> **WORK TO DO**: Omit every picture, and retype the lines that run from the beginning of the data below through the line containing "p_minor = [m", inclusive.
* BEGIN THE INPUT *
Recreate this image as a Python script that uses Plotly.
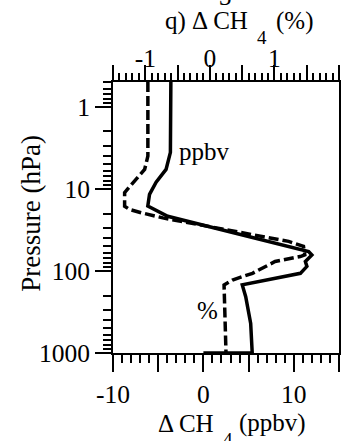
import plotly.graph_objects as go

# Methane change profiles against pressure
pressure_ppbv = [0.5, 3.6, 5.8, 8.3, 11.7, 16.2, 21.6, 58, 64, 77, 88, 107, 148, 206, 437, 1000, 1000]
delta_ppbv = [-3.6, -3.65, -4.13, -5.23, -5.96, -6.15, -3.95, 11.64, 12.0, 11.28, 11.45, 10.73, 4.3, 4.68, 5.23, 5.4, 0.0]

pressure_pct = [0.5, 4.0, 5.8, 8.0, 11.1, 16.3, 17.9, 19.6, 22.6, 43.7, 50.3, 63.7, 66.8, 76.9, 88.5, 107, 129, 148, 1000]
delta_pct = [-0.96, -0.96, -1.01, -1.16, -1.32, -1.32, -1.24, -1.06, -0.73, 1.22, 1.45, 1.47, 1.40, 1.01, 0.86, 0.66, 0.35, 0.22, 0.25]

# Axis ticks
ppbv_tickvals = [-10, -5, 0, 5, 10, 15]
ppbv_ticktext = ["-10", "", "0", "", "10", ""]
pct_tickvals = [-1.5, -1.0, -0.5, 0.0, 0.5, 1.0, 1.5, 2.0]
pct_ticktext = ["", "-1", "", "0", "", "1", "", "2"]
p_tickvals = [1, 10, 100, 1000]
p_ticktext = ["1", "10", "100", "1000"]
p_minor = [m * 10.0 ** e for e in range(-1, 3) for m in range(2, 10)]

FONT = "Liberation Serif"
fig = go.Figure()

fig.add_trace(go.Scatter(
    x=delta_ppbv, y=pressure_ppbv, mode="lines", xaxis="x", yaxis="y",
    line=dict(color="black", width=3.5), cliponaxis=False, showlegend=False))
fig.add_trace(go.Scatter(
    x=delta_pct, y=pressure_pct, mode="lines", xaxis="x2", yaxis="y",
    line=dict(color="black", width=3.5, dash="10px,4px"), showlegend=False))

axis_common = dict(showgrid=False, zeroline=False, showline=True, linecolor="black",
                   linewidth=2, ticks="outside", tickcolor="black", tickwidth=2,
                   tickfont=dict(family=FONT, size=25.5, color="black"))

fig.update_layout(
    width=343, height=441,
    margin=dict(l=113, r=2, t=82, b=88),
    paper_bgcolor="white", plot_bgcolor="white",
    font=dict(family=FONT, size=24, color="black"),
    xaxis=dict(range=[-10, 15], tickmode="array", tickvals=ppbv_tickvals,
               ticktext=ppbv_ticktext, ticklen=17,
               minor=dict(ticks="outside", dtick=1, tick0=0, ticklen=8,
                          tickwidth=2, tickcolor="black"),
               **axis_common),
    xaxis2=dict(range=[-1.5, 2], overlaying="x", side="top", anchor="y",
                tickmode="array", tickvals=pct_tickvals, ticktext=pct_ticktext,
                ticklen=15, ticklabelstandoff=-12,
                minor=dict(ticks="outside", dtick=0.1, tick0=0, ticklen=7,
                           tickwidth=2, tickcolor="black"),
                **axis_common),
    yaxis=dict(type="log", range=[3, -0.301], tickmode="array",
               tickvals=p_tickvals, ticktext=p_ticktext, ticklen=16,
               mirror=True,
               minor=dict(ticks="outside", tickvals=p_minor, ticklen=8,
                          tickwidth=2, tickcolor="black"),
               **axis_common),
)

L, R, T, B = 113, 341, 82, 353


def px(xp):
    return (xp - L) / (R - L)


def py(yp):
    return (B - yp) / (B - T)


ann_font = dict(family=FONT, size=25, color="black")
sub_font = dict(family=FONT, size=19, color="black")


def text(s, x, y, xanchor="center", font=ann_font, **kw):
    fig.add_annotation(text=s, xref="paper", yref="paper", x=px(x), y=py(y),
                       xanchor=xanchor, yanchor="middle", showarrow=False,
                       font=font, **kw)


# top title: "q) Δ CH₄ (%)" with a low-set subscript
text("q) Δ\u2009CH", 251, 21, xanchor="right")
text("4", 263, 37, font=sub_font)
text("(%)", 275, 21, xanchor="left")
text("3", 226, -4)

# bottom title: "Δ CH₄ (ppbv)"
text("Δ CH", 217, 423, xanchor="right")
text("4", 229, 440, font=sub_font)
text("(ppbv)", 238, 423, xanchor="left")

text("Pressure (hPa)", 30, 213, font=dict(family=FONT, size=27, color="black"),
     textangle=-90)

fig.add_annotation(text="ppbv", xref="x", yref="y", x=0.1, y=0.54,
                   xanchor="center", yanchor="middle", showarrow=False, font=ann_font)
fig.add_annotation(text="%", xref="x", yref="y", x=0.5, y=2.478,
                   xanchor="center", yanchor="middle", showarrow=False, font=ann_font)

fig.write_html("out.html")
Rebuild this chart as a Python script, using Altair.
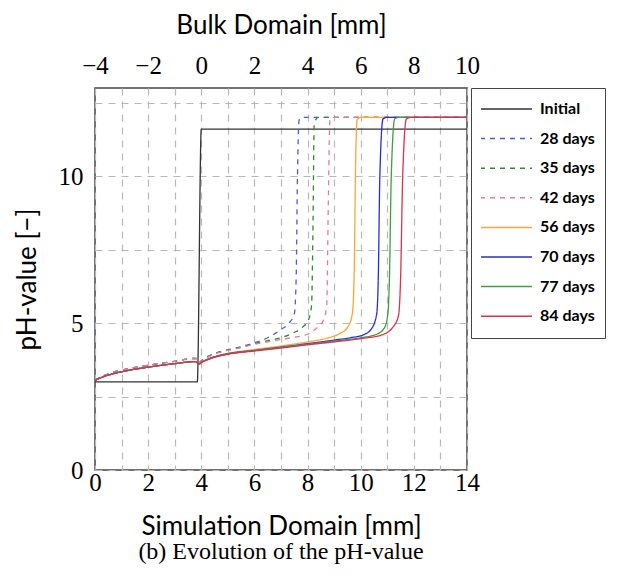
import altair as alt
import pandas as pd

series_names = ["Initial", "28 days", "35 days", "42 days", "56 days", "70 days", "77 days", "84 days"]
series_colors = ["#333333", "#4a5ae8", "#2d8a2d", "#e87a98", "#ffa532", "#2a2ae0", "#3f9f3f", "#e0304e"]
series_dashes = [[1, 0], [5, 5], [5, 5], [5, 5], [1, 0], [1, 0], [1, 0], [1, 0]]

pre_x = [0, 0.3, 0.7, 1.2, 2, 3, 3.8, 3.9]
pre_solid_y = [3.05, 3.17, 3.28, 3.38, 3.5, 3.62, 3.69, 3.6]
pre_dashed_y = [3.05, 3.2, 3.33, 3.44, 3.56, 3.7, 3.8, 3.64]

initial_x = [0, 3.85, 4.0, 14]
initial_y = [3.0, 3.0, 11.6, 11.6]

d28_x = [4.0, 4.45, 4.95, 5.5, 6.0, 6.5, 7.0, 7.3, 7.5, 7.57, 7.62, 7.68, 7.8, 14]
d28_y = [3.72, 3.95, 4.08, 4.2, 4.33, 4.5, 4.78, 5.0, 5.3, 6.5, 10, 11.9, 12.0, 12.0]

d35_x = [4.0, 4.45, 4.95, 5.5, 6, 6.5, 7, 7.5, 7.8, 8.05, 8.15, 8.2, 8.25, 8.4, 14]
d35_y = [3.72, 3.94, 4.07, 4.18, 4.3, 4.4, 4.5, 4.68, 4.85, 5.15, 5.6, 8, 11.8, 12.0, 12.0]

d42_x = [4.0, 4.45, 4.95, 5.5, 6, 6.5, 7, 7.5, 8.0, 8.3, 8.6, 8.72, 8.78, 8.84, 9.0, 14]
d42_y = [3.7, 3.93, 4.06, 4.17, 4.28, 4.36, 4.44, 4.52, 4.62, 4.8, 5.1, 5.6, 9, 11.9, 12.0, 12.0]

d56_x = [4.0, 4.45, 4.95, 6, 7, 8, 8.7, 9.2, 9.5, 9.68, 9.75, 9.8, 9.86, 10.0, 14]
d56_y = [3.66, 3.84, 3.96, 4.1, 4.22, 4.36, 4.48, 4.64, 4.85, 5.3, 6.5, 10, 11.9, 12.0, 12.0]

d70_x = [4.0, 4.45, 4.95, 6, 7, 8, 9, 9.6, 10.1, 10.4, 10.6, 10.66, 10.72, 10.84, 11.0, 14]
d70_y = [3.66, 3.84, 3.95, 4.07, 4.18, 4.3, 4.42, 4.5, 4.6, 4.8, 5.3, 6.5, 10, 11.95, 12.0, 12.0]

d77_x = [4.0, 4.45, 4.95, 6, 7, 8, 9, 10, 10.6, 10.9, 11.02, 11.08, 11.15, 11.28, 11.45, 14]
d77_y = [3.66, 3.83, 3.94, 4.06, 4.17, 4.28, 4.39, 4.5, 4.62, 4.85, 5.3, 6.5, 10, 11.95, 12.0, 12.0]

d84_x = [4.0, 4.45, 4.95, 6, 7, 8, 9, 10, 10.8, 11.2, 11.42, 11.5, 11.58, 11.72, 11.9, 14]
d84_y = [3.65, 3.82, 3.93, 4.05, 4.15, 4.26, 4.36, 4.47, 4.6, 4.85, 5.25, 6.5, 10, 11.95, 12.0, 12.0]

sim_ticks = list(range(0, 15))
bulk_ticks = [-4, -2, 0, 2, 4, 6, 8, 10]
ph_ticks = [0, 2.5, 5, 7.5, 10, 12.5]

rows = []
def add(name, xs, ys):
    for i, (a, b) in enumerate(zip(xs, ys)):
        rows.append({"series": name, "x": a, "pH": b, "i": i})

add("Initial", initial_x, initial_y)
add("28 days", pre_x + d28_x, pre_dashed_y + d28_y)
add("35 days", pre_x + d35_x, pre_dashed_y + d35_y)
add("42 days", pre_x + d42_x, pre_dashed_y + d42_y)
add("56 days", pre_x + d56_x, pre_solid_y + d56_y)
add("70 days", pre_x + d70_x, pre_solid_y + d70_y)
add("77 days", pre_x + d77_x, pre_solid_y + d77_y)
add("84 days", pre_x + d84_x, pre_solid_y + d84_y)
df = pd.DataFrame(rows)

sans = "Lato"
serif = "Liberation Serif"

legend_kw = dict(
    orient="none", legendX=376, legendY=0, title=None,
    symbolType="stroke", symbolSize=2704, symbolStrokeWidth=1.5, clipHeight=22,
    labelFont=sans, labelFontSize=16, labelFontWeight="bold", labelColor="black",
    symbolOffset=-2, labelOffset=7, rowPadding=7.6, padding=10,
    strokeColor="#444444", fillColor="white",
)

lines = alt.Chart(df).mark_line(strokeWidth=1.3, interpolate="monotone", clip=True).encode(
    x=alt.X("x:Q", scale=alt.Scale(domain=[0, 14], nice=False),
            axis=alt.Axis(orient="bottom", values=sim_ticks,
                          labelExpr="datum.value % 2 == 0 ? datum.label : ''",
                          title="Simulation Domain [mm]", grid=True, labelFlush=False,
                          labelFont=serif, labelFontSize=25, labelBaseline="alphabetic",
                          labelPadding=20, titleY=64, titleBaseline="alphabetic")),
    y=alt.Y("pH:Q", scale=alt.Scale(domain=[0, 13], nice=False),
            axis=alt.Axis(values=ph_ticks,
                          labelExpr="datum.value % 5 == 0 ? datum.label : ''",
                          title="pH-value [−]", grid=True, labelFlush=False,
                          labelFont=serif, labelFontSize=25, labelPadding=12,
                          titleX=-68, titleY=191, titleBaseline="middle", titleAngle=270)),
    color=alt.Color("series:N", scale=alt.Scale(domain=series_names, range=series_colors),
                    legend=alt.Legend(**legend_kw)),
    strokeDash=alt.StrokeDash("series:N", scale=alt.Scale(domain=series_names, range=series_dashes),
                              legend=alt.Legend(**legend_kw)),
    order="i:Q",
)

bulk_df = pd.DataFrame({"b": bulk_ticks})
top = alt.Chart(bulk_df).mark_point(opacity=0).encode(
    x=alt.X("b:Q", scale=alt.Scale(domain=[-4, 10], nice=False),
            axis=alt.Axis(orient="top", values=bulk_ticks, title="Bulk Domain [mm]", grid=False,
                          labelFlush=False,
                          labelFont=serif, labelFontSize=25, labelBaseline="alphabetic",
                          labelPadding=15, titleY=-55, titleBaseline="alphabetic")),
)

chart = alt.layer(lines, top).resolve_scale(x="independent").properties(
    width=372, height=382,
    autosize=alt.AutoSizeParams(type="none"),
    padding={"left": 95, "top": 88, "right": 152, "bottom": 109},
    title=alt.TitleParams(text="(b) Evolution of the pH-value", orient="bottom", anchor="middle",
                          font=serif, fontSize=24, fontWeight="normal", color="black", offset=1),
).configure_view(
    stroke="#444444", strokeWidth=1.5
).configure_axis(
    domain=False, ticks=False, tickSize=0,
    gridColor="#b8b8b8", gridDash=[7, 6], gridWidth=1.2,
    labelColor="black", titleColor="black",
    titleFont=sans, titleFontSize=26, titleFontWeight="normal",
)

chart.save("out.html", embed_options={"renderer": "svg", "actions": False})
* END THE INPUT *
> **EXERCISE RESPONSE**:
Recreate this image as a Python script that uses Plotly.
import plotly.graph_objects as go

# Methane change profiles against pressure
pressure_ppbv = [0.5, 3.6, 5.8, 8.3, 11.7, 16.2, 21.6, 58, 64, 77, 88, 107, 148, 206, 437, 1000, 1000]
delta_ppbv = [-3.6, -3.65, -4.13, -5.23, -5.96, -6.15, -3.95, 11.64, 12.0, 11.28, 11.45, 10.73, 4.3, 4.68, 5.23, 5.4, 0.0]

pressure_pct = [0.5, 4.0, 5.8, 8.0, 11.1, 16.3, 17.9, 19.6, 22.6, 43.7, 50.3, 63.7, 66.8, 76.9, 88.5, 107, 129, 148, 1000]
delta_pct = [-0.96, -0.96, -1.01, -1.16, -1.32, -1.32, -1.24, -1.06, -0.73, 1.22, 1.45, 1.47, 1.40, 1.01, 0.86, 0.66, 0.35, 0.22, 0.25]

# Axis ticks
ppbv_tickvals = [-10, -5, 0, 5, 10, 15]
ppbv_ticktext = ["-10", "", "0", "", "10", ""]
pct_tickvals = [-1.5, -1.0, -0.5, 0.0, 0.5, 1.0, 1.5, 2.0]
pct_ticktext = ["", "-1", "", "0", "", "1", "", "2"]
p_tickvals = [1, 10, 100, 1000]
p_ticktext = ["1", "10", "100", "1000"]
p_minor = [m * 10.0 ** e for e in range(-1, 3) for m in range(2, 10)]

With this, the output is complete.